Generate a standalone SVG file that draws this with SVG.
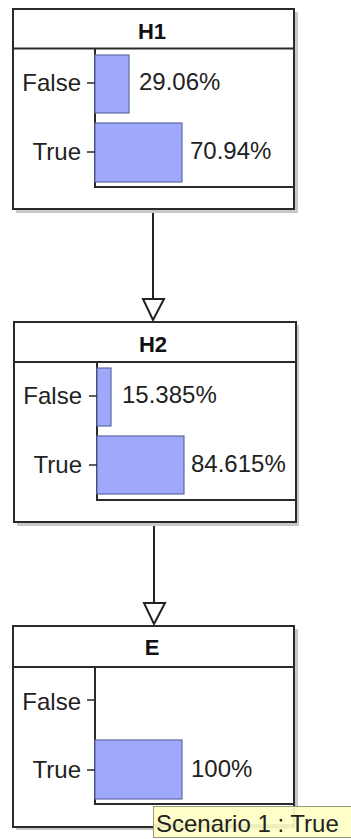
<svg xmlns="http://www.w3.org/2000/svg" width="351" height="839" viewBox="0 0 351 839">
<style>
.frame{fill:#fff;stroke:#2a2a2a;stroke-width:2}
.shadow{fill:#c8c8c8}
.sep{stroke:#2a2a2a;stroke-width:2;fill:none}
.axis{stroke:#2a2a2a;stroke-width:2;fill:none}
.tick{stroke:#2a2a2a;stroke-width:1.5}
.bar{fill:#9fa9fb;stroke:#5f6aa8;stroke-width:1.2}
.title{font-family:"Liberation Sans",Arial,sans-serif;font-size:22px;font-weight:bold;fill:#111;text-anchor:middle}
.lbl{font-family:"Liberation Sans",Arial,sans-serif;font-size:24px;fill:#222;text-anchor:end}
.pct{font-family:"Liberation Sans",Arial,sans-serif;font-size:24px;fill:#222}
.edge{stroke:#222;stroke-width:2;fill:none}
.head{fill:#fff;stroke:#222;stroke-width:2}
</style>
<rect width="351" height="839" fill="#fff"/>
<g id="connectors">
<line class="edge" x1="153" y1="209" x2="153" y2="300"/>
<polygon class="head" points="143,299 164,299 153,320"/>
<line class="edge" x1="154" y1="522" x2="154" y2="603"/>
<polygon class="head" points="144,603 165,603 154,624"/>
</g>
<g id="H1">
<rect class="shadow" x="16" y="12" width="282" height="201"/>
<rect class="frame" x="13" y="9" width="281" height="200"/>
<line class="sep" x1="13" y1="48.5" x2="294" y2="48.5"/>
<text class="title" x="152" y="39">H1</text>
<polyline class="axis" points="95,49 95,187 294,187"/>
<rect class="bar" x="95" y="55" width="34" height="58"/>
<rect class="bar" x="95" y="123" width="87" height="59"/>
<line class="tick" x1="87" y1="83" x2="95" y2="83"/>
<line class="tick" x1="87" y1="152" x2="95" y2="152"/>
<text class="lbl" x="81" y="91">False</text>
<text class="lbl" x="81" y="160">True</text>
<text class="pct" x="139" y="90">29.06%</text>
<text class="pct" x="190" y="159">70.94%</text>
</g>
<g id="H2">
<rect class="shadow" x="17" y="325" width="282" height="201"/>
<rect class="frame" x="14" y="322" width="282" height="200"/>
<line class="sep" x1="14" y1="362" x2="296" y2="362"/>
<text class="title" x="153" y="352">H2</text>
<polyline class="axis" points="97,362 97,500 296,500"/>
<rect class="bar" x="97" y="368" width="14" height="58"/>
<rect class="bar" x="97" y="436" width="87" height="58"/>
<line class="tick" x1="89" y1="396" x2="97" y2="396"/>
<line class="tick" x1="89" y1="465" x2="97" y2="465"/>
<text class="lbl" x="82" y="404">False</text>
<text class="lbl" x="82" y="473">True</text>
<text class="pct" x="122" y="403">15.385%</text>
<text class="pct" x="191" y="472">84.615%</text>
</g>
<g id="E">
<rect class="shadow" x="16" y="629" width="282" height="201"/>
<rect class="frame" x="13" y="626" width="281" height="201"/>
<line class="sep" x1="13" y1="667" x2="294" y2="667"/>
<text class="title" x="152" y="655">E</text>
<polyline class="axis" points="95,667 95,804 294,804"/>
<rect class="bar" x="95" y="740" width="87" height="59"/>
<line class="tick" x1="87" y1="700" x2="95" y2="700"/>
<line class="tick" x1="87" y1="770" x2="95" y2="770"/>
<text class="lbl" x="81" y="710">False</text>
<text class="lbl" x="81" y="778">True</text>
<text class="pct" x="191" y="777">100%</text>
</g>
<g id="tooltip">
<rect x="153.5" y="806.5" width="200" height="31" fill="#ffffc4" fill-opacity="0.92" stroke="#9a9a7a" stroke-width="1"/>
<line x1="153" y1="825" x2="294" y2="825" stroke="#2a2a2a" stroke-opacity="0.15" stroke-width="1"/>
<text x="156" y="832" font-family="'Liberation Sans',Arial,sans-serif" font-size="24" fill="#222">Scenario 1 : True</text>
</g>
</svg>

### THE TASK
Repeat the data exactly in full, omitting its pictures.

### TASK SOLUTION
Generate a standalone SVG file that draws this with SVG.
<svg xmlns="http://www.w3.org/2000/svg" width="351" height="839" viewBox="0 0 351 839">
<style>
.frame{fill:#fff;stroke:#2a2a2a;stroke-width:2}
.shadow{fill:#c8c8c8}
.sep{stroke:#2a2a2a;stroke-width:2;fill:none}
.axis{stroke:#2a2a2a;stroke-width:2;fill:none}
.tick{stroke:#2a2a2a;stroke-width:1.5}
.bar{fill:#9fa9fb;stroke:#5f6aa8;stroke-width:1.2}
.title{font-family:"Liberation Sans",Arial,sans-serif;font-size:22px;font-weight:bold;fill:#111;text-anchor:middle}
.lbl{font-family:"Liberation Sans",Arial,sans-serif;font-size:24px;fill:#222;text-anchor:end}
.pct{font-family:"Liberation Sans",Arial,sans-serif;font-size:24px;fill:#222}
.edge{stroke:#222;stroke-width:2;fill:none}
.head{fill:#fff;stroke:#222;stroke-width:2}
</style>
<rect width="351" height="839" fill="#fff"/>
<g id="connectors">
<line class="edge" x1="153" y1="209" x2="153" y2="300"/>
<polygon class="head" points="143,299 164,299 153,320"/>
<line class="edge" x1="154" y1="522" x2="154" y2="603"/>
<polygon class="head" points="144,603 165,603 154,624"/>
</g>
<g id="H1">
<rect class="shadow" x="16" y="12" width="282" height="201"/>
<rect class="frame" x="13" y="9" width="281" height="200"/>
<line class="sep" x1="13" y1="48.5" x2="294" y2="48.5"/>
<text class="title" x="152" y="39">H1</text>
<polyline class="axis" points="95,49 95,187 294,187"/>
<rect class="bar" x="95" y="55" width="34" height="58"/>
<rect class="bar" x="95" y="123" width="87" height="59"/>
<line class="tick" x1="87" y1="83" x2="95" y2="83"/>
<line class="tick" x1="87" y1="152" x2="95" y2="152"/>
<text class="lbl" x="81" y="91">False</text>
<text class="lbl" x="81" y="160">True</text>
<text class="pct" x="139" y="90">29.06%</text>
<text class="pct" x="190" y="159">70.94%</text>
</g>
<g id="H2">
<rect class="shadow" x="17" y="325" width="282" height="201"/>
<rect class="frame" x="14" y="322" width="282" height="200"/>
<line class="sep" x1="14" y1="362" x2="296" y2="362"/>
<text class="title" x="153" y="352">H2</text>
<polyline class="axis" points="97,362 97,500 296,500"/>
<rect class="bar" x="97" y="368" width="14" height="58"/>
<rect class="bar" x="97" y="436" width="87" height="58"/>
<line class="tick" x1="89" y1="396" x2="97" y2="396"/>
<line class="tick" x1="89" y1="465" x2="97" y2="465"/>
<text class="lbl" x="82" y="404">False</text>
<text class="lbl" x="82" y="473">True</text>
<text class="pct" x="122" y="403">15.385%</text>
<text class="pct" x="191" y="472">84.615%</text>
</g>
<g id="E">
<rect class="shadow" x="16" y="629" width="282" height="201"/>
<rect class="frame" x="13" y="626" width="281" height="201"/>
<line class="sep" x1="13" y1="667" x2="294" y2="667"/>
<text class="title" x="152" y="655">E</text>
<polyline class="axis" points="95,667 95,804 294,804"/>
<rect class="bar" x="95" y="740" width="87" height="59"/>
<line class="tick" x1="87" y1="700" x2="95" y2="700"/>
<line class="tick" x1="87" y1="770" x2="95" y2="770"/>
<text class="lbl" x="81" y="710">False</text>
<text class="lbl" x="81" y="778">True</text>
<text class="pct" x="191" y="777">100%</text>
</g>
<g id="tooltip">
<rect x="153.5" y="806.5" width="200" height="31" fill="#ffffc4" fill-opacity="0.92" stroke="#9a9a7a" stroke-width="1"/>
<line x1="153" y1="825" x2="294" y2="825" stroke="#2a2a2a" stroke-opacity="0.15" stroke-width="1"/>
<text x="156" y="832" font-family="'Liberation Sans',Arial,sans-serif" font-size="24" fill="#222">Scenario 1 : True</text>
</g>
</svg>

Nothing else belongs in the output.